Wise move! Should we not look into ways of implementing such s policy on this forum?

Reactions: Funny 1


----------



## Adephi (24/7/19)

Rob Fisher said:


> (CNN)Facebook will unveil a new policy on Wednesday to restrict sales and limit content related to alcohol and tobacco products, including e-cigarettes, a company spokeswoman tells CNN.
> 
> The new policy will prohibit all private sales, trades, transfers and gifting of alcohol and tobacco products on Facebook and Instagram, the spokeswoman said. Any brands that post content related to the sale or transfer of these products will have to restrict that content to adults 18 or older.
> 
> ...



Shouldn't they rather focus on extremist organisations, terrorist groups that use these platforms to recruit youths? Suppose as long as they don't vape its fine then.

Reactions: Agree 4


----------



## Hooked (24/7/19)

I don't see the point of the restriction. When places an FB ad, one can specify the target group. In this case, one would specify that the target group must be 18+. So where the ad *appears* will be restricted, but it doesn't stop someone younger than 18 searching for the taboo products.

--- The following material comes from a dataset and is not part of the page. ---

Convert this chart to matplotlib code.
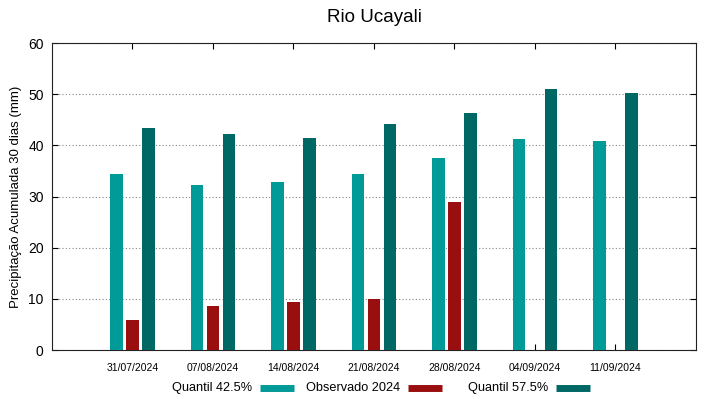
import numpy as np
import matplotlib
matplotlib.use("Agg")
import matplotlib.pyplot as plt
from matplotlib.lines import Line2D

plt.rcParams['font.family'] = ['Liberation Sans', 'DejaVu Sans']

# Data
dates = ["31/07/2024", "07/08/2024", "14/08/2024", "21/08/2024",
         "28/08/2024", "04/09/2024", "11/09/2024"]
q425 = [34.5, 32.2, 32.8, 34.4, 37.5, 41.2, 40.8]
observado = [5.9, 8.6, 9.4, 10.0, 28.9, np.nan, np.nan]
q575 = [43.4, 42.2, 41.4, 44.2, 46.4, 51.0, 50.3]
series_names = ["Quantil 42.5%", "Observado 2024", "Quantil 57.5%"]

c_q425 = '#009a98'
c_obs = '#990f10'
c_q575 = '#006864'

W, H = 719, 399
fig = plt.figure(figsize=(W / 100, H / 100), dpi=100)
ax = fig.add_axes([0.0723, 0.1228, 0.8957, 0.7692])

x = np.arange(len(dates))
w = 0.155
ax.bar(x - 0.2, q425, w, color=c_q425, zorder=3)
ax.bar(x, observado, w, color=c_obs, zorder=3)
ax.bar(x + 0.2, q575, w, color=c_q575, zorder=3)

ax.set_xlim(-1, 7)
ax.set_ylim(0, 60)
ax.set_xticks(x)
ax.set_xticklabels(dates, fontsize=7.5)
ax.set_yticks(range(0, 61, 10))
ax.tick_params(axis='y', labelsize=10, direction='in', length=4, right=True, pad=6)
ax.tick_params(axis='x', direction='in', length=4, top=True, pad=9)
ax.yaxis.grid(True, linestyle=(0, (1, 2)), color='#888888', linewidth=0.8, zorder=0)
for s in ax.spines.values():
    s.set_linewidth(0.8)
    s.set_color('#222222')

ax.set_ylabel("Precipitação Acumulada 30 dias (mm)", fontsize=9.5, labelpad=4)
ax.set_title("Rio Ucayali", fontsize=13.5, pad=15)

# gnuplot-like legend: text right-aligned, sample line after it
text_right = [252, 400, 548]
ly = (H - 388) / H
for name, c, xr in zip(series_names, (c_q425, c_obs, c_q575), text_right):
    fig.text(xr / W, ly, name, ha='right', va='center', fontsize=9.2)
    fig.add_artist(Line2D([(xr + 8) / W, (xr + 42) / W], [ly, ly], color=c,
                          linewidth=5, solid_capstyle='butt',
                          transform=fig.transFigure))

fig.savefig("out.png", dpi=100)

And, just by the way, FB has been deleting vaping-related posts for quite a while already. That's why when people place an ad to sell a mod, they place a handwritten note next to the mod, then take a pic. They don't use any vaping-related words in the post.

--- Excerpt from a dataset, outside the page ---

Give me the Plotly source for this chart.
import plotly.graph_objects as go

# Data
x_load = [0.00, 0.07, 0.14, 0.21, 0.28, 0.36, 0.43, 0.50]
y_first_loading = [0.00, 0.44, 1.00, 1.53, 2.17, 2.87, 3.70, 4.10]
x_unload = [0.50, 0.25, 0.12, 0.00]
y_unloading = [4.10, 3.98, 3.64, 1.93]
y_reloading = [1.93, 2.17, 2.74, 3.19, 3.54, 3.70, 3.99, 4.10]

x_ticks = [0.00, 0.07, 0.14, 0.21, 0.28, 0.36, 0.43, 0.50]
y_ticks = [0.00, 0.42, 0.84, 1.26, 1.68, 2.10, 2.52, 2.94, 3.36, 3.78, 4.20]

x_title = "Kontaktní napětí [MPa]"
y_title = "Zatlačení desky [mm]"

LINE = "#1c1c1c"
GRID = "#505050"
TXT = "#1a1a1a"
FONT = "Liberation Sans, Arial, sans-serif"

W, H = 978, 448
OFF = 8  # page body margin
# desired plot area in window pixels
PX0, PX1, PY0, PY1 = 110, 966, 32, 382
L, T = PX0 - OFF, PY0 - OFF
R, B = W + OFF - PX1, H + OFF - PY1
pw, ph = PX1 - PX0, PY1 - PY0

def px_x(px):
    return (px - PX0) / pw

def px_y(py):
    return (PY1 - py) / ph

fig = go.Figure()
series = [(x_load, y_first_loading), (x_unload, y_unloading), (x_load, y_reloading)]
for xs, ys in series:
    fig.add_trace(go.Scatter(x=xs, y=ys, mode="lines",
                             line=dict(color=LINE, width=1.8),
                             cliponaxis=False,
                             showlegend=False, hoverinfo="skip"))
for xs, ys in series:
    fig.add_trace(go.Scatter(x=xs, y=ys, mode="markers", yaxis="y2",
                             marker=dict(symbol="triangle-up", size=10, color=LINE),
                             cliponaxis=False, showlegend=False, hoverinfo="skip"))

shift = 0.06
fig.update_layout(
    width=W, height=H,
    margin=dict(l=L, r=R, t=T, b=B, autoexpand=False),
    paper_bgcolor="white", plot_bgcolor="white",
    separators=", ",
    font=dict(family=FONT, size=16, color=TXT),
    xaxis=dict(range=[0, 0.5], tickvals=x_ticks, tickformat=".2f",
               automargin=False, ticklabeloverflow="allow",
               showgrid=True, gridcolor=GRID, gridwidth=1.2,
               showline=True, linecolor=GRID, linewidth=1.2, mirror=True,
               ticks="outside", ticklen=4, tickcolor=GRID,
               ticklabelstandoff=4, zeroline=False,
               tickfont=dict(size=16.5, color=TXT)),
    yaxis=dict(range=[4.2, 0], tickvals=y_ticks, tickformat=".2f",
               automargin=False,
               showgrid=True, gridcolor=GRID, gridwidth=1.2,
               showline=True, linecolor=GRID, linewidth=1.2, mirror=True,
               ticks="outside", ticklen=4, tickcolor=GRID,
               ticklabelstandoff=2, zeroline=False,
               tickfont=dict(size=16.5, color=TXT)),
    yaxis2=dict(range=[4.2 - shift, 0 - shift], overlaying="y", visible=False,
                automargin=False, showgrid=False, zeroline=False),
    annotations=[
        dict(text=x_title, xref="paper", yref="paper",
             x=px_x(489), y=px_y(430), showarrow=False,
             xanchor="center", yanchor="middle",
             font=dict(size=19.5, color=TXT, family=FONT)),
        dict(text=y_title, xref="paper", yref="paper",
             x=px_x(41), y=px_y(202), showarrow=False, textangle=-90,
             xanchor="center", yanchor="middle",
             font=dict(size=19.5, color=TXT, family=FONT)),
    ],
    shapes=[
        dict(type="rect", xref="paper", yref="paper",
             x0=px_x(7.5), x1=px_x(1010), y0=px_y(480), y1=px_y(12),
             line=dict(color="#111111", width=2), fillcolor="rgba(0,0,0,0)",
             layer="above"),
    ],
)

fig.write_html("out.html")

It's all so silly. As @Adephi said, there are more important things to worry about and, quite frankly, I object to an organisation (FB) playing Big Brother and telling people how to live their lives. We have enough stupid rules in life as it is. 

From one fed-up vaper!

Reactions: Like 1 | Winner 1


----------



## Faraaz (24/7/19)

Hooked said:


> I don't see the point of the restriction. When places an FB ad, one can specify the target group. In this case, one would specify that the target group must be 18+. So where the ad *appears* will be restricted, but it doesn't stop someone younger than 18 searching for the taboo products.
> 
> And, just by the way, FB has been deleting vaping-related posts for quite a while already. That's why when people place an ad to sell a mod, they place a handwritten note next to the mod, then take a pic. They don't use any vaping-related words in the post.
> 
> ...


From what I understand boosting vape related post (sponsored ad) is banned long ago on vape related products although I see a lot of alcohol ones , I guess they going to ban the pages also

Reactions: Like 1 | Agree 1


----------